Gholston was selected in the fourth-round (#126 overall) of the 2013 NFL draft out of Michigan State. At a massive 6’6 280 pounds, he would seem to be unstoppable, but six years later it was the exact opposite. Since being drafted, the defensive end has a total of 234 tackles and 11 sacks; an average of 39 tackles and 1.8 sacks per season. In the spring of 2017, after consecutive seasons which produced 84 tackles, six sacks, and 17 tackles-for-loss, Gholston was rewarded a five-year $27.5 million contract extension with $9 million in signing bonuses. However, since receiving that contract, his numbers have sharply declined. He will receive $3.75 million in 2019, $4.75 million in 2020, and $5.5 million in 2021. He will become an unrestricted free agent in 2022.
Here’s a highlight reel from 2017, courtesy of Buc It Productions.
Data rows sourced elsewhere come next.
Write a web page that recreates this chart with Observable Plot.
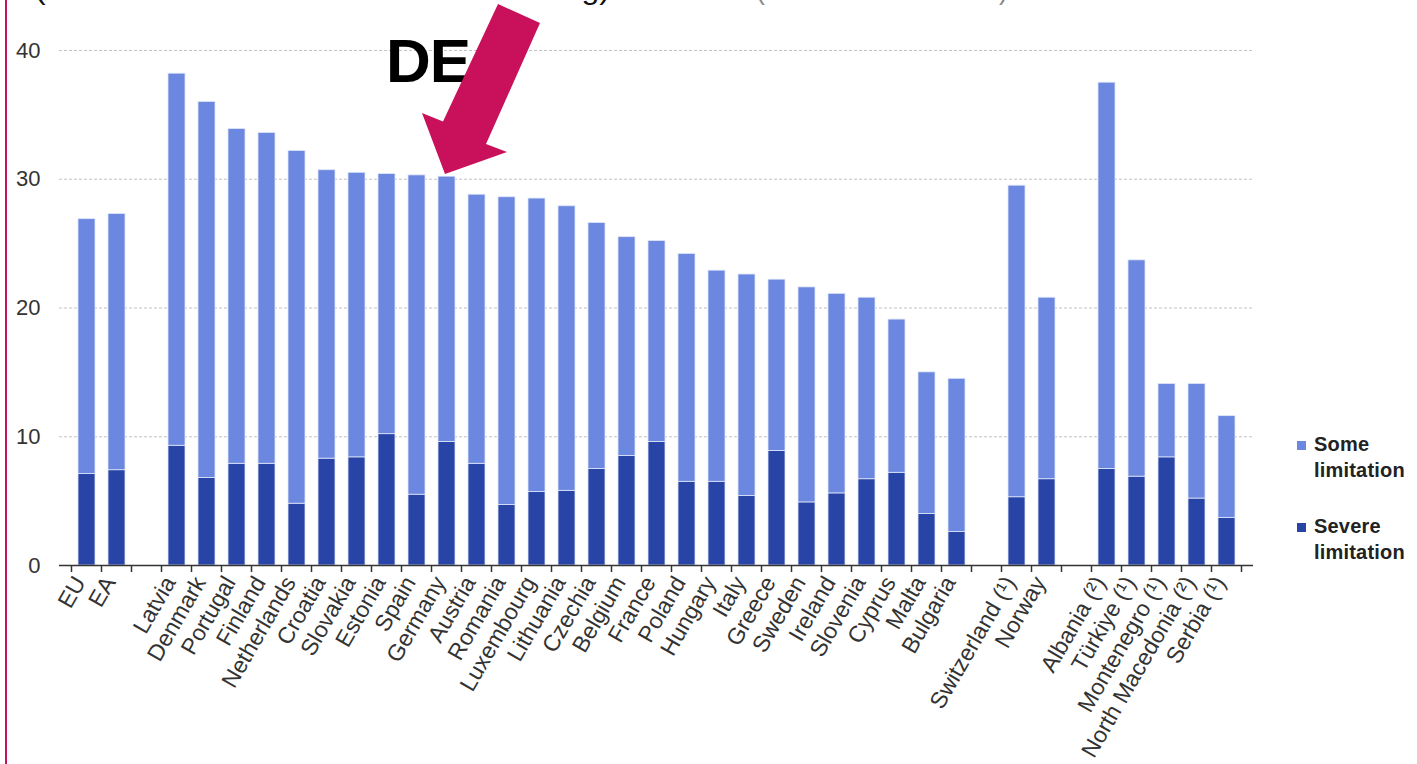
<!DOCTYPE html>
<html>
<head>
<meta charset="utf-8">
<script src="https://cdn.jsdelivr.net/npm/d3@7"></script>
<script src="https://cdn.jsdelivr.net/npm/@observablehq/plot@0.6"></script>
<style>
  html, body { margin: 0; padding: 0; background: #fff; }
  #wrap { position: relative; width: 1417px; height: 764px; overflow: hidden; font-family: "Liberation Sans", Arial, sans-serif; }
  #chart { position: absolute; left: 0; top: 0; }
  #border { position: absolute; left: 5px; top: 0; width: 2px; height: 764px; background: #C8115A; }
  #overlay { position: absolute; left: 0; top: 0; pointer-events: none; }
  .legend { position: absolute; left: 1297px; font-weight: bold; font-size: 20px; line-height: 26px; color: #222; letter-spacing: 0.2px; }
  .legend .sw { position: absolute; left: 0; width: 9px; height: 9px; }
  .legend .tx { position: absolute; left: 17px; white-space: nowrap; }
</style>
</head>
<body>
<div id="wrap">
  <div id="chart"></div>
  <div id="border"></div>
  <svg id="overlay" width="1417" height="764"></svg>
  <div id="legend"></div>
</div>
<script>
// ---- data ----
const aggregates = ["EU", "EA"];
const euCountries = ["Latvia","Denmark","Portugal","Finland","Netherlands","Croatia","Slovakia","Estonia","Spain","Germany","Austria","Romania","Luxembourg","Lithuania","Czechia","Belgium","France","Poland","Hungary","Italy","Greece","Sweden","Ireland","Slovenia","Cyprus","Malta","Bulgaria"];
const eftaCountries = ["Switzerland (¹)", "Norway"];
const candidateCountries = ["Albania (²)", "Türkiye (¹)", "Montenegro (¹)", "North Macedonia (²)", "Serbia (¹)"];

const aggregatesTotal = [26.9, 27.3];
const aggregatesSevere = [7.1, 7.4];
const euTotal  = [38.2, 36.0, 33.9, 33.6, 32.2, 30.7, 30.5, 30.4, 30.3, 30.2, 28.8, 28.6, 28.5, 27.9, 26.6, 25.5, 25.2, 24.2, 22.9, 22.6, 22.2, 21.6, 21.1, 20.8, 19.1, 15.0, 14.5];
const euSevere = [9.3, 6.8, 7.9, 7.9, 4.8, 8.3, 8.4, 10.2, 5.5, 9.6, 7.9, 4.7, 5.7, 5.8, 7.5, 8.5, 9.6, 6.5, 6.5, 5.4, 8.9, 4.9, 5.6, 6.7, 7.2, 4.0, 2.6];
const eftaTotal = [29.5, 20.8];
const eftaSevere = [5.3, 6.7];
const candidateTotal = [37.5, 23.7, 14.1, 14.1, 11.6];
const candidateSevere = [7.5, 6.9, 8.4, 5.2, 3.7];

const yTicks = [0, 10, 20, 30, 40];
const seriesNames = ["Some limitation", "Severe limitation"];
const colors = ["#6B87DF", "#2744A6"];

// empty slots separating the groups
const gaps = [" ", "  ", "   "];
const xDomain = [...aggregates, gaps[0], ...euCountries, gaps[1], ...eftaCountries, gaps[2], ...candidateCountries];

const names = [...aggregates, ...euCountries, ...eftaCountries, ...candidateCountries];
const totals = [...aggregatesTotal, ...euTotal, ...eftaTotal, ...candidateTotal];
const severes = [...aggregatesSevere, ...euSevere, ...eftaSevere, ...candidateSevere];
const rows = names.map((c, i) => ({c, total: totals[i], severe: severes[i]}));

// tick marks on the boundaries between slots, from the band scale
function boundaryTicks(index, scales, values, dim) {
  const x = scales.x;
  const dom = x.domain();
  const bw = x.bandwidth();
  const step = x.step();
  const off = (step - bw) / 2;
  const y0 = dim.height - dim.marginBottom;
  const xs = dom.map(d => x(d) - off).concat([x(dom[dom.length - 1]) + bw + off]);
  const g = d3.create("svg:g").attr("stroke", "#333").attr("stroke-width", 1.5);
  g.selectAll("line").data(xs).join("line")
    .attr("x1", d => d).attr("x2", d => d)
    .attr("y1", y0).attr("y2", y0 + 7);
  return g.node();
}

const chart = Plot.plot({
  width: 1260,
  height: 764,
  marginLeft: 59,
  marginRight: 7,
  marginTop: 50,
  marginBottom: 199,
  style: {fontFamily: "'Liberation Sans', Arial, sans-serif", fontSize: "21px", color: "#333", background: "transparent"},
  x: {type: "band", domain: xDomain, paddingInner: 0.44, paddingOuter: 0.22},
  y: {domain: [0, 40]},
  marks: [
    Plot.ruleY(yTicks.filter(v => v > 0), {stroke: "#c4c4c4", strokeWidth: 1.2, strokeDasharray: "3,2"}),
    Plot.barY(rows, {x: "c", y1: 0, y2: "severe", fill: colors[1], stroke: "#dfe6f8", strokeWidth: 0.8}),
    Plot.barY(rows, {x: "c", y1: "severe", y2: "total", fill: colors[0], stroke: "#dfe6f8", strokeWidth: 0.8}),
    Plot.ruleY([0], {stroke: "#333", strokeWidth: 1.5}),
    boundaryTicks,
    Plot.axisY({ticks: yTicks, tickSize: 0, tickPadding: 19, label: null, fontSize: 22}),
    Plot.axisX({tickSize: 0, tickPadding: 13, tickRotate: -60, dx: -7, label: null, fontSize: 23})
  ]
});
document.getElementById("chart").appendChild(chart);

// legend
const legend = document.getElementById("legend");
const legendTops = [437, 519];
const legendOrder = [0, 1];
legendOrder.forEach((k, i) => {
  const d = document.createElement("div");
  d.className = "legend";
  d.style.top = (legendTops[i] - 6) + "px";
  const [w1, w2] = seriesNames[k].split(" ");
  d.innerHTML = `<div class="sw" style="top:10px;background:${colors[k]}"></div><div class="tx" style="top:0">${w1}<br>${w2}</div>`;
  legend.appendChild(d);
});

// annotations: cut-off title line, "DE" label and arrow
const ov = d3.select("#overlay");
ov.append("text").attr("x", 35).attr("y", -1)
  .attr("font-family", "'Liberation Sans', Arial, sans-serif").attr("font-size", 30)
  .attr("fill", "#111").attr("textLength", 575).attr("lengthAdjust", "spacingAndGlyphs")
  .text("(limitation in usual activities – self-rating)");
ov.append("text").attr("x", 756).attr("y", -1)
  .attr("font-family", "'Liberation Sans', Arial, sans-serif").attr("font-size", 28)
  .attr("fill", "#888").attr("textLength", 252).attr("lengthAdjust", "spacingAndGlyphs")
  .text("(% of adult residents)");
ov.append("text").attr("x", 386).attr("y", 82)
  .attr("font-family", "'Liberation Sans', Arial, sans-serif").attr("font-size", 62)
  .attr("font-weight", "bold").attr("fill", "#000").attr("letter-spacing", -1)
  .text("DE");
ov.append("polygon")
  .attr("points", [[498,4],[540,23],[486,144],[507,152],[445,174],[422,113],[443,121.5]].map(p => p.join(",")).join(" "))
  .attr("fill", "#C8115A");
</script>
</body>
</html>
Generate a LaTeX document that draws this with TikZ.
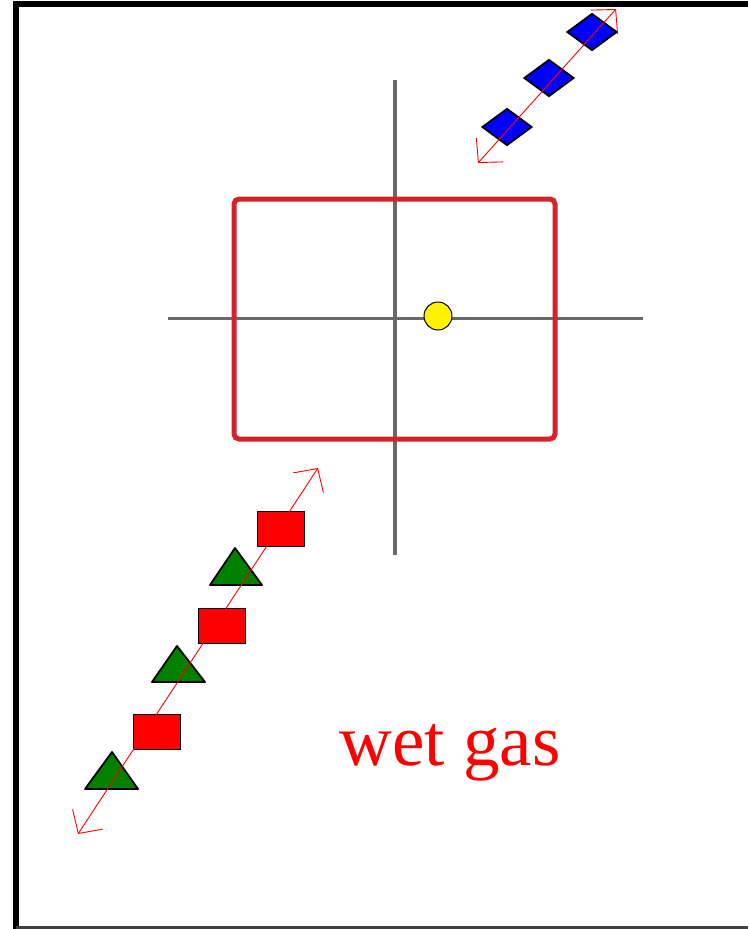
\documentclass[tikz,border=0pt]{standalone}
\usepackage{fontspec}
\setmainfont{Liberation Serif}
\usetikzlibrary{arrows.meta,shapes.geometric}
\definecolor{boxred}{RGB}{212,36,42}
\definecolor{axisgrey}{RGB}{105,105,105}
\definecolor{tgreen}{RGB}{0,128,0}
\tikzset{
  frameline/.style={line width=6pt,black},
  axisline/.style={axisgrey,line width=4pt},
  flowarrow/.style={red,line width=0.9pt,{Straight Barb[length=17pt,width=36pt]}-{Straight Barb[length=17pt,width=36pt]}},
  bluedia/.style={diamond,draw=black,fill=blue,line width=1.8pt,minimum width=50pt,minimum height=37pt,inner sep=0pt},
  redsq/.style={rectangle,draw=black,fill=red,line width=1.8pt,minimum width=47pt,minimum height=35pt,inner sep=0pt},
  greentri/.style={draw=black,fill=tgreen,line width=1.8pt,line join=round},
}
\begin{document}
\begin{tikzpicture}[x=1pt,y=-1pt]
\useasboundingbox (0,0) rectangle (748,929);
\fill[white] (0,0) rectangle (748,929);
% frame
\draw[frameline] (16,929) -- (16,3.5) -- (748,3.5);
\draw[black!75,line width=2.5pt] (16,927.5) -- (748,927.5);
% crosshair
\coordinate (vt) at (395,80);
\coordinate (vb) at (395,555);
\coordinate (hl) at (168,318);
\coordinate (hr) at (643,318);
\draw[axisline] (vt) -- (vb);
\draw[axisgrey,line width=3pt] (hl) -- (hr);
% red box
\node[draw=boxred,line width=5pt,rounded corners=5pt,minimum width=321pt,minimum height=240pt,inner sep=0pt] (box) at (394.5,319) {};
% yellow dot
\node[circle,draw=black,fill=yellow,line width=1pt,minimum size=28pt,inner sep=0pt] (dot) at (438,316) {};
% blue diamonds
\node[bluedia] (d1) at (592,32) {};
\node[bluedia] (d2) at (549,78) {};
\node[bluedia] (d3) at (507,127) {};
% red squares
\node[redsq] (s1) at (281,529) {};
\node[redsq] (s2) at (222,626) {};
\node[redsq] (s3) at (157,732) {};
% green triangles
\filldraw[greentri] (210,585) -- (262,585) -- (235,548) -- cycle;
\filldraw[greentri] (152,682) -- (205,682) -- (177,646) -- cycle;
\filldraw[greentri] (85,789) -- (138,789) -- (112,752) -- cycle;
% arrows
\coordinate (a1s) at (478,163);
\coordinate (a1e) at (616,9);
\draw[flowarrow] (a1s) -- (a1e);
\coordinate (a2s) at (78,834);
\coordinate (a2e) at (318,468);
\draw[flowarrow] (a2s) -- (a2e);
% label
\node[anchor=base,text=red,font=\fontsize{73}{80}\selectfont,inner sep=0pt] (lbl) at (450,765) {wet gas};
\end{tikzpicture}
\end{document}
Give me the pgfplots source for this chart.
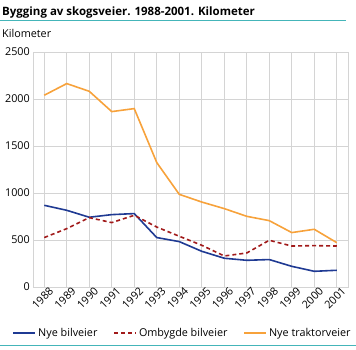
\documentclass[border=0pt]{standalone}
\usepackage{fontspec}
\setmainfont{Open Sans}
\usepackage{pgfplots}
\pgfplotsset{compat=1.18}
\definecolor{gridgray}{HTML}{D4D4D4}
\definecolor{sblue}{HTML}{1F3A93}
\definecolor{sred}{HTML}{A11A1A}
\definecolor{sorange}{HTML}{F7A23B}
\definecolor{steal}{HTML}{44B5B9}
\begin{document}
\begin{tikzpicture}
\useasboundingbox (0pt,0pt) rectangle (356pt,349pt);
\draw[steal, line width=1pt] (0pt,328.5pt) -- (346pt,328.5pt);
\draw[steal, line width=1pt] (0pt,3.5pt) -- (356pt,3.5pt);
\node[anchor=base west, inner sep=0pt, font=\bfseries\fontsize{11.5}{14}\selectfont] at (2pt,333pt) {Bygging av skogsveier. 1988-2001. Kilometer};
\node[anchor=base west, inner sep=0pt, font=\fontsize{10.8}{12}\selectfont] at (2pt,311pt) {Kilometer};
\begin{axis}[
  at={(33pt,62pt)}, anchor=south west,
  width=315pt, height=235pt, scale only axis,
  xmin=1987.5, xmax=2001.5, ymin=0, ymax=2500,
  xtick={1988,...,2001}, ytick={0,500,...,2500},
  grid=major, grid style={gridgray, line width=0.8pt},
  axis line style={gridgray, line width=0.8pt},
  major tick length=0pt,
  /pgf/number format/1000 sep={},
  /pgf/number format/assume math mode=true,
  ticklabel style={font=\fontsize{10.8}{12}\selectfont},
  x tick label style={rotate=45, anchor=north east, inner sep=0.5pt, xshift=4pt, yshift=-2pt},
  y tick label style={inner sep=1pt, xshift=-2pt},
  legend style={at={(0.475,-0.195)}, anchor=center, draw=none, fill=none,
    font=\fontsize{10.8}{12}\selectfont, /tikz/every even column/.append style={column sep=14pt}},
  legend columns=3,
  legend image code/.code={\draw[#1] (0pt,0pt) -- (22pt,0pt);},
]
\addplot[sblue, line width=1.6pt] coordinates {
(1988,869) (1989,816) (1990,742) (1991,770) (1992,781) (1993,526) (1994,483)
(1995,380) (1996,306) (1997,284) (1998,292) (1999,220) (2000,167) (2001,178)};
\addlegendentry{Nye bilveier}
\addplot[sred, line width=1.6pt, dash pattern=on 4pt off 3pt] coordinates {
(1988,526) (1989,621) (1990,738) (1991,685) (1992,763) (1993,638) (1994,540)
(1995,444) (1996,330) (1997,362) (1998,497) (1999,436) (2000,440) (2001,436)};
\addlegendentry{Ombygde bilveier}
\addplot[sorange, line width=1.6pt] coordinates {
(1988,2040) (1989,2164) (1990,2082) (1991,1866) (1992,1898) (1993,1324) (1994,986)
(1995,904) (1996,834) (1997,752) (1998,706) (1999,579) (2000,614) (2001,472)};
\addlegendentry{Nye traktorveier}
\end{axis}
\end{tikzpicture}
\end{document}
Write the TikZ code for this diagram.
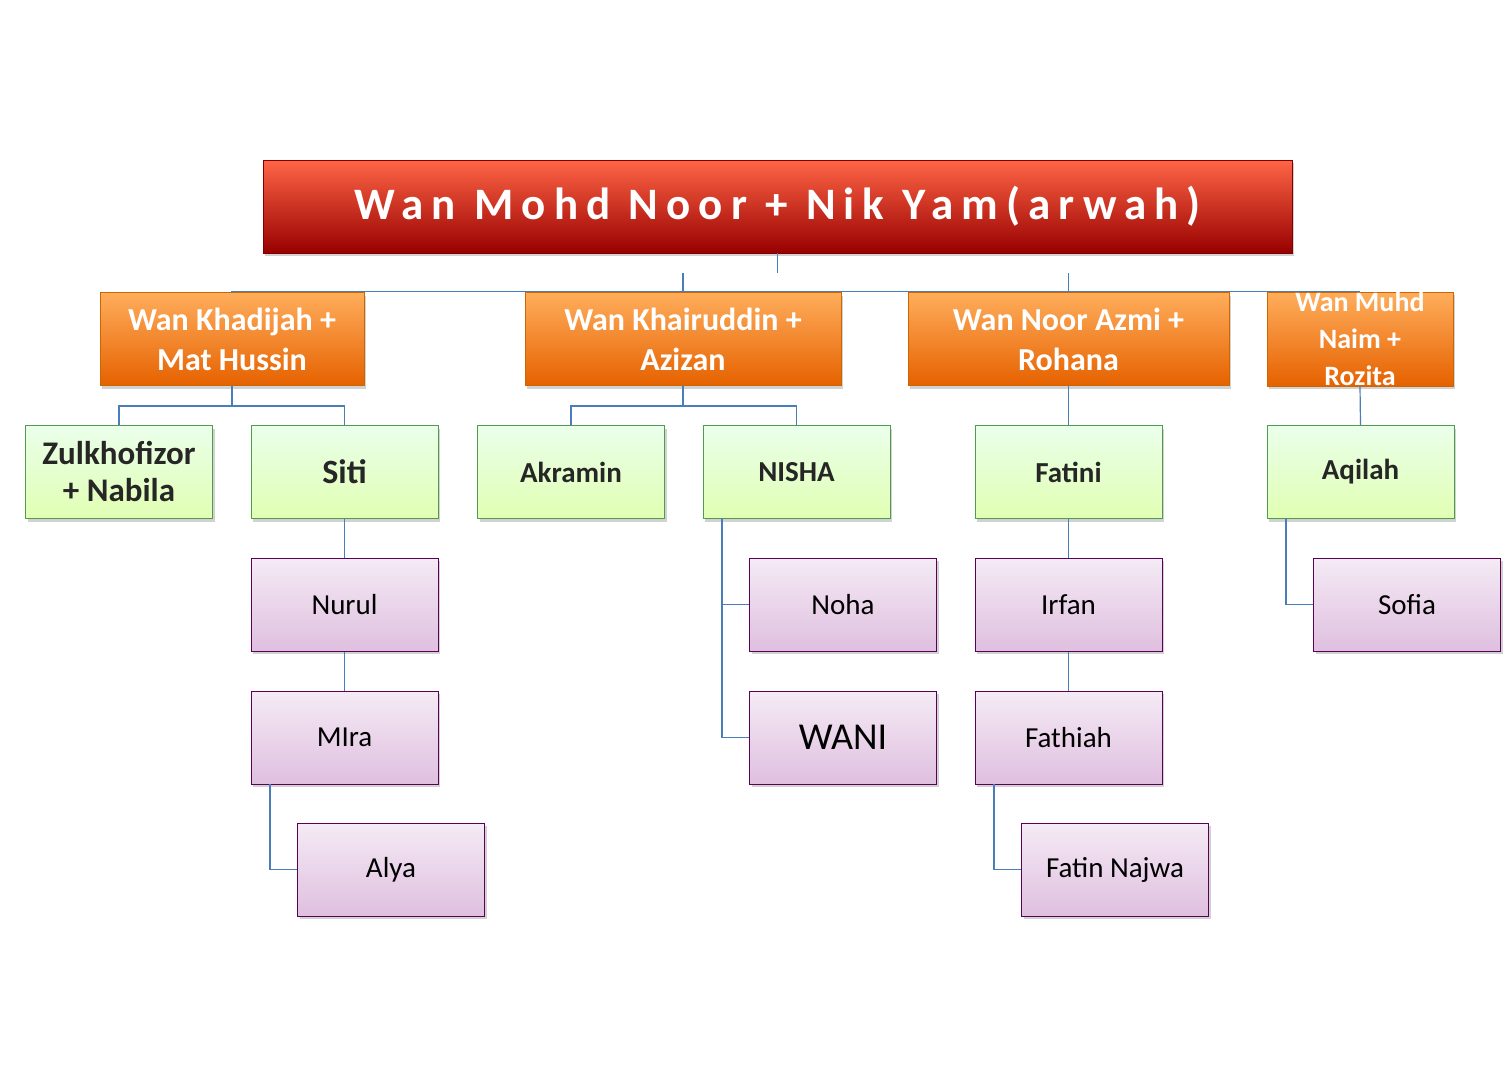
\documentclass[tikz,border=0pt]{standalone}
\usepackage{fontspec}
\setmainfont{Carlito}
\newfontfamily\spaced[LetterSpace=18]{Carlito}
\usetikzlibrary{shadows}
\definecolor{ln}{HTML}{4A7EBB}
\tikzset{
 box/.style={minimum width=#1pt,minimum height=93pt,inner sep=0pt,align=center,drop shadow={shadow xshift=2pt,shadow yshift=-3pt,opacity=.35}},
 redbox/.style={box=1029,top color=red!60!orange!70!white!90!red,bottom color=red!55!black!90!red,draw=red!50!black,line width=.6pt,text=white,font=\spaced\bfseries\fontsize{45}{50}\selectfont},
 orbox/.style={box=#1,top color=orange!60!white!90!orange,bottom color=orange!85!red!90!black,draw=orange!80!black,line width=.6pt,text=white,font=\bfseries\fontsize{32}{40}\selectfont},
 grbox/.style={box=187,top color=green!8!white,bottom color=green!40!yellow!30!white,draw=green!45!black!70!white,line width=1pt,text=black!85,font=\bfseries\fontsize{29}{34}\selectfont},
 pubox/.style={box=187,top color=violet!8!white,bottom color=violet!25!white,draw=violet!70!black,line width=1pt,text=black,font=\fontsize{29}{34}\selectfont},
 con/.style={draw=ln,line width=1.2pt}
}
\begin{document}
\begin{tikzpicture}[x=1pt,y=-1pt]
\useasboundingbox[fill=white] (0,0) rectangle (1510,1077);
\node[redbox] (top) at (777.5,206.5) {Wan Mohd Noor + Nik Yam(arwah)};
\node[orbox=264] (o1) at (232,339) {Wan Khadijah +\\Mat Hussin};
\node[orbox=316] (o2) at (683,339) {Wan Khairuddin +\\Azizan};
\node[orbox=321] (o3) at (1068.5,339) {Wan Noor Azmi +\\Rohana};
\node[orbox=186,font=\bfseries\fontsize{28}{37}\selectfont] (o4) at (1360,339) {Wan Muhd\\Naim +\\Rozita};
\node[grbox,font=\bfseries\fontsize{33}{37}\selectfont] (g1) at (119,472) {Zulkhofizor\\+ Nabila};
\node[grbox,font=\bfseries\fontsize{34}{38}\selectfont] (g2) at (344.5,472) {Siti};
\node[grbox] (g3) at (571,472) {Akramin};
\node[grbox] (g4) at (796.5,472) {NISHA};
\node[grbox] (g5) at (1068.5,472) {Fatini};
\node[grbox] (g6) at (1360.5,472) {Aqilah};
\node[pubox] (nurul) at (344.5,604.5) {Nurul};
\node[pubox] (mira) at (344.5,737.5) {MIra};
\node[pubox] (alya) at (391,869.5) {Alya};
\node[pubox] (noha) at (843,604.5) {Noha};
\node[pubox,font=\fontsize{38}{40}\selectfont] (wani) at (843,737.5) {WANI};
\node[pubox] (irfan) at (1068.5,604.5) {Irfan};
\node[pubox] (fathiah) at (1068.5,737.5) {Fathiah};
\node[pubox] (najwa) at (1115,869.5) {Fatin Najwa};
\node[pubox] (sofia) at (1407,604.5) {Sofia};
\begin{scope}[on background layer/.style={}]
\end{scope}
% connectors
\draw[con] (top.south) -- (777.5,273);
\draw[con] (o1.north) |- (o4.north) ;
\draw[con] (o2.north) -- (683,273);
\draw[con] (o3.north) -- (1068.5,273);
\draw[con] (o1.south) -- (232,406) -| (g1.north);
\draw[con] (232,406) -| (g2.north);
\draw[con] (o2.south) -- (683,406) -| (g3.north);
\draw[con] (683,406) -| (g4.north);
\draw[con] (o3.south) -- (g5.north);
\draw[con] (o4.south) -- (g6.north);
\draw[con] (g2.south) -- (nurul.north);
\draw[con] (nurul.south) -- (mira.north);
\draw[con] (270,784) |- (alya.west);
\draw[con] (722,518) |- (wani.west);
\draw[con] (722,604.5) -- (noha.west);
\draw[con] (g5.south) -- (irfan.north);
\draw[con] (irfan.south) -- (fathiah.north);
\draw[con] (994,784) |- (najwa.west);
\draw[con] (1286,518) |- (sofia.west);
\end{tikzpicture}
\end{document}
Highlights have been few and far between since then.
The Way I See It
This is Gholston’s last chance to prove his worth. He needs to dominate in Todd Bowles’ one gap attack defense. He has provided little to no pass rush off the edge and very small pass rush support from the middle. He’s been seen in games giving up at the point of attack if he doesn’t gain an advantage on his opponent. Instead, Gholston should be working around blocks and finding ways to get pressure on the quarterback. He will see a pay increase over the next two seasons and, from what I have seen on the field, is not worth the $3.5 million due. He is also coming off one of his worst seasons where he recorded only 10 total tackles and one sack in 16 games. The Buccaneers can cut Gholston and have no dead cap. He is a six-year veteran on this team and provides no leadership skills to coach rookies.
Trade for Trent
Gholston’s current and remaining salary cap could be used elsewhere to help with the team’s other shortcomings. One example is that the Washington Redskins long-tenured left tackle Trent Williams has lost all faith in his team and wants out. Williams has been solid for the Redskins since the day he was drafted. Using Gholston as a trade tool for Williams is good for three reasons: 1.) Tackle Demar Dotson is gone after 2019. 2.) Tampa Bay will have the cap space next season. 3.) Williams is a Pro Bowler.
Prove Bucs Nation Wrong
Gholston will probably remain on this roster for the season if he is not cut after the preseason. On the positive side, he does offer run support, but it is not consistent. Bowles has made playing interior defensive lineman for this team easy and fun because the job has been simplified and made to suit the players’ strengths. I do wish the best for him and hope he proves me wrong if he stays. But the way to win in this league is by two words that begin with “P”. Penetration and protection.